The chief danger to this purpose of the Republican party is not just now
the revival of the African slave trade, or the passage of a Congressional
slave code, or the declaring of a second Dred Scott decision, making
slavery lawful in all the States. These are not pressing us just now.
They are not quite ready yet. The authors of these measures know that we
are too strong for them; but they will be upon us in due time, and we
will be grappling with them hand to hand, if they are not now headed off.
They are not now the chief danger to the purpose of the Republican
organization; but the most imminent danger that now threatens that
purpose is that insidious Douglas popular sovereignty. This is the miner
and sapper. While it does not propose to revive the African slave trade,
nor to pass a slave code, nor to make a second Dred Scott decision, it is
preparing us for the onslaught and charge of these ultimate enemies when
they shall be ready to come on, and the word of command for them to
advance shall be given. I say this "Douglas popular sovereignty"; for
there is a broad distinction, as I now understand it, between that
article and a genuine popular sovereignty.
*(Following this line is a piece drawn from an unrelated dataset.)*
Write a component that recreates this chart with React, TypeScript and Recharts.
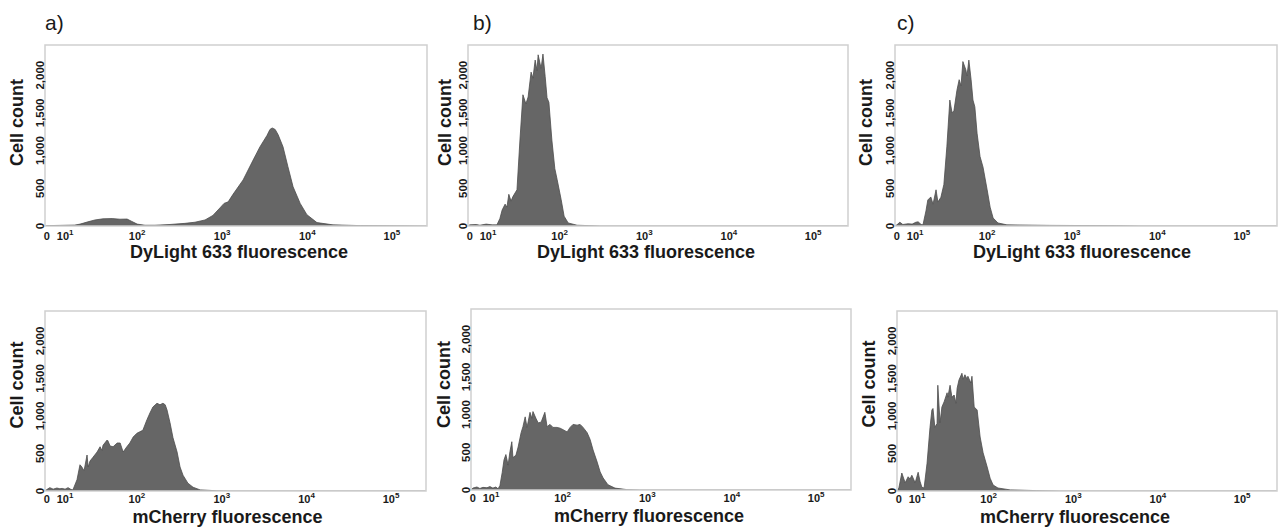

I believe there is a genuine popular sovereignty. I think a definition of
"genuine popular sovereignty," in the abstract, would be about this: That
each man shall do precisely as he pleases with himself, and with all
those things which exclusively concern him. Applied to government, this
principle would be, that a general government shall do all those things
which pertain to it, and all the local governments shall do precisely as
they please in respect to those matters which exclusively concern them. I
understand that this government of the United States, under which we
live, is based upon this principle; and I am misunderstood if it is
supposed that I have any war to make upon that principle.